【コレが廣津留流ヒットメソッド】
作りたいものをどれだけ忠実に作れるか
ニッチでも共感力でヒットは生まれる
バイオリニスト
廣津留(ひろつる)すみれさん
高校在学中にNY・カーネギーホールでソロデビュー。ハーバード大学、ジュリアード音楽院を経て、米国にて演奏活動を拡大。現在は音楽活動のほか、大学講師、テレビのコメンテーターと幅広く活躍。
マルチプレーヤーやニュートロがヒットを連発
「音楽業界はジャンルを超えた表現力を持つアーティストが話題です」
そう話すのは廣津留すみれさん。中でも今年「爆速で売れた」と一番に挙げたのが、アイスランド出身のシンガーソングライター・Laufey(レイヴェイ)。
「アイスランドチャイニーズのジャズシンガーですが、チェロやピアノなど様々な楽器をこなすマルチプレーヤー。多様なバックグラウンドも影響してか、カテゴライズできないニュータイプのアーティストです」
彼女が世界中にリスナーを増やしている理由のひとつには、表現者としてのスタンスが、今の流れにうまくマッチしている点が挙げられる。
『雑誌のインタビューで『今の若い世代はジャンルで選ばず〝何を伝えたいのか〟を敏感に感じ取るから、自分が思ったことを素直に曲に乗せるようにしている』と話していたのですが、まさにサブスクでボーダーレスに音楽を聴く今のリスナーの心をうまく捉えていると思います。楽器もこう弾かなきゃならない、という固定観念に縛られず、ツールとして、その可能性を広げているのも魅力です」
ひと昔前のCD全盛期なら、CDショップに行けばジャンルも、メジャーorインディーズもコーナー分けがされていたが、音楽配信が主流の今は、メガヒット曲も数千回再生のニューカマー曲も、同じプレーリストに並ぶ。
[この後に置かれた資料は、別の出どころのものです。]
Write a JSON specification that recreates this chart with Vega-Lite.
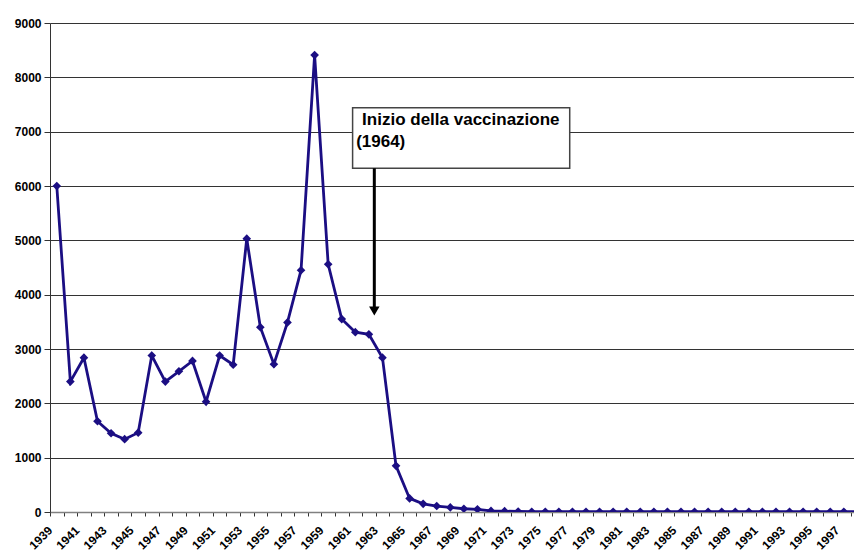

「いわゆるZ世代にあたる大学の教え子たちに自分の好きな音楽をプレゼンしてもらうのですが、人気のありなしや周りの人に関係なく自由に自分の視点で、音楽を選んでいるのが印象的です」
こうしたニュートラルに音楽をチョイスする流れとして「ニュートロ」もムーブメントのひとつとか。
「いわゆる〝ニュー〟と〝レトロ〟を合体した造語で、今年は私自身、昭和・平成ポップスをたくさんリアレンジして演奏しました。わかりやすいメロディーライン、ストレートな歌詞が新鮮で、今どき風に昔の良さをリバイブするのが新しいんです」
垣根なく音楽を選び取る若い世代によってレトロポップが再注目され、リアルで聴いていた世代も巻き込んで再ブームを呼んでいるというのだ。
そんな廣津留さんが考えるヒットのメソッドは2つあるそう。
「ひとつは商業的にお金をかけ、ビジネスとして狙いにいくもの。もうひとつは、Laufeyのように『届けたい人に届けたい』というまさにボーダーレスで自由な姿勢が結果としてヒットにつながるもの。自分がいいと思ったものをいかに忠実に作品化できるか、そこにフォーカスできたアーティストが跳ねる。今はメディアが多様化しているので、質のいい作品ができれば、たとえニッチでも、共感力でファンを呼べると思います」
これは音楽だけでなく、社会やビジネスにおいても同様かもしれない。
廣津留さんの2023注目トレンド【01】Laufey
2021年デビューの中国系アイスランド人アーティスト。現在24歳で、ロサンゼルスを拠点に活動する。最近ではノラ・ジョーンズとの共作も話題に。
注目トレンド【02】ボーダーレス
リスナーの聴取傾向に合わせておすすめを提案する音楽サブスクの「ディスカバー機能」が情報源。固定観念にとらわれないジャンルレスな選曲に新発見のヒントが!
注目トレンド【03】ニュートロ
廣津留さんも、松田聖子さんの『渚のバルコニー』や井上陽水さんの『少年時代』など、昭和・平成ポップスのリアレンジ動画をSNSに投稿。幅広い層からの反響を得た。